Eval Definition
Is Harmful Advice
Evaluates whether content contains guidance, recommendations, or instructions that could lead to harm if followed.
Evaluation Using Interface
Input:
- Required Inputs:
- input: The text content to evaluate for potentially harmful advice.
Output:
- Result: Returns ‘Passed’ if no harmful advice is detected, ‘Failed’ if harmful advice is detected.
- Reason: A detailed explanation of why the content was classified as containing or not containing harmful advice.
Evaluation Using Python SDK
Click here to learn how to setup evaluation using the Python SDK.
Input:
- Required Inputs:
- input:
string
- The text content to evaluate for potentially harmful advice.
- input:
Output:
- Result: Returns a list containing ‘Passed’ if no harmful advice is detected, or ‘Failed’ if harmful advice is detected.

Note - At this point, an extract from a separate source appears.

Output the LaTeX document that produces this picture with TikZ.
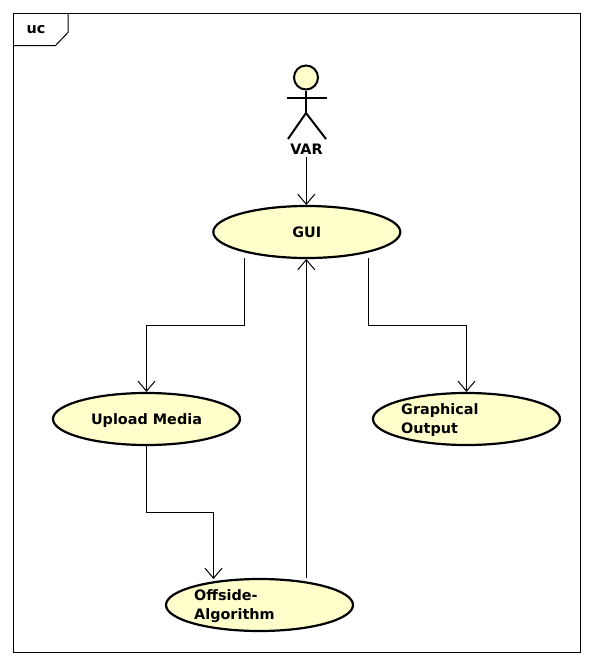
\documentclass[tikz,border=0pt]{standalone}
\usepackage{fontspec}
\setmainfont{DejaVu Sans}
\usetikzlibrary{shapes.geometric,arrows.meta}
\definecolor{ucfill}{HTML}{FFFFCC}

\begin{document}
\begin{tikzpicture}[%
	x=1pt,y=-1pt,
	>={Straight Barb[length=10pt,width=17pt,line width=1pt]},
	usecase/.style={draw, ellipse, line width=2.2pt, fill=ucfill, minimum width=187pt, minimum height=52pt, inner sep=0pt, text height=11.5pt, text depth=0pt, font=\bfseries\fontsize{14.4}{19}\selectfont},
	multi/.style={anchor=west, align=left, inner sep=0pt, font=\bfseries\fontsize{14.4}{19}\selectfont},
	stick/.style={draw, line width=2pt},
	link/.style={draw, line width=1pt, ->}
]
\useasboundingbox (0,0) rectangle (593,665);

\draw[line width=1pt] (13.5,13.5) rectangle (580.5,652.5);
\draw[line width=1pt] (13.5,45.5) -- (55.5,45.5) -- (68,32.5) -- (68,13.5);
\node[inner sep=0pt, font=\bfseries\fontsize{14.4}{16}\selectfont] (frametag) at (36,30) {uc};

% actor
\node[circle, draw, line width=2pt, fill=ucfill, minimum size=24pt, inner sep=0pt] (head) at (306,77.5) {};
\coordinate (hip) at (306,113);
\coordinate (armL) at (287,98);
\coordinate (armR) at (327,98);
\coordinate (footL) at (288,139);
\coordinate (footR) at (326,139);
\path[stick] (head) -- (hip);
\path[stick] (armL) -- (armR);
\path[stick] (footL) -- (hip) -- (footR);
\node[inner sep=0pt, font=\bfseries\fontsize{14.4}{16}\selectfont] (var) at (306.5,149) {VAR};

\node[usecase] (gui) at (306.8,232) {GUI};
\node[usecase] (upload) at (146.5,419) {Upload Media};
\node[usecase] (output) at (466.5,419) {};
\node[usecase] (algo) at (259.5,605) {};
\node[multi] (outputtext) at (401,420) {Graphical\\Output};
\node[multi] (algotext) at (194,606.5) {Offside-\\Algorithm};

\coordinate (guiL) at (244.5,258);
\coordinate (guiR) at (368,258);
\coordinate (guiB) at (306.3,259);
\coordinate (algoT) at (306.3,578);
\coordinate (algoL) at (213.5,579);

\path[link] (306.3,157) -- (306.3,205);
\path[link] (guiL) -- (guiL |- 0,325) -| (upload.north);
\path[link] (guiR) -- (guiR |- 0,325) -| (output.north);
\path[link] (upload.south) -- (146.5,512.5) -| (algoL);
\path[link] (algoT) -- (guiB);
\end{tikzpicture}
\end{document}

- Reason: Provides a detailed explanation of the evaluation.
Example Output:
What to do If you get Undesired Results
If the content is flagged as containing harmful advice (Failed) and you want to improve it:
- Remove recommendations that could lead to physical harm or danger
- Eliminate advice that might result in financial losses or legal problems
- Avoid guidance that could damage relationships or cause social harm
- Replace potentially harmful recommendations with safer alternatives
- Include appropriate disclaimers and warnings where relevant
- Consider adding context about when advice might not be appropriate
- Consult subject matter experts for sensitive topics
- Focus on well-established, evidence-based advice for health, finance, and safety topics
Comparing Is Harmful Advice with Similar Evals
- No Harmful Therapeutic Guidance: Is Harmful Advice evaluates a broad range of potentially harmful guidance, while No Harmful Therapeutic Guidance specifically focuses on inappropriate medical or mental health recommendations.
- Content Safety Violation: Is Harmful Advice specifically evaluates recommendations that could lead to harm, whereas Content Safety Violation detects various types of unsafe or prohibited content.
- Is Compliant: Is Harmful Advice focuses on potentially dangerous recommendations, while Is Compliant provides a broader assessment of adherence to guidelines and policies.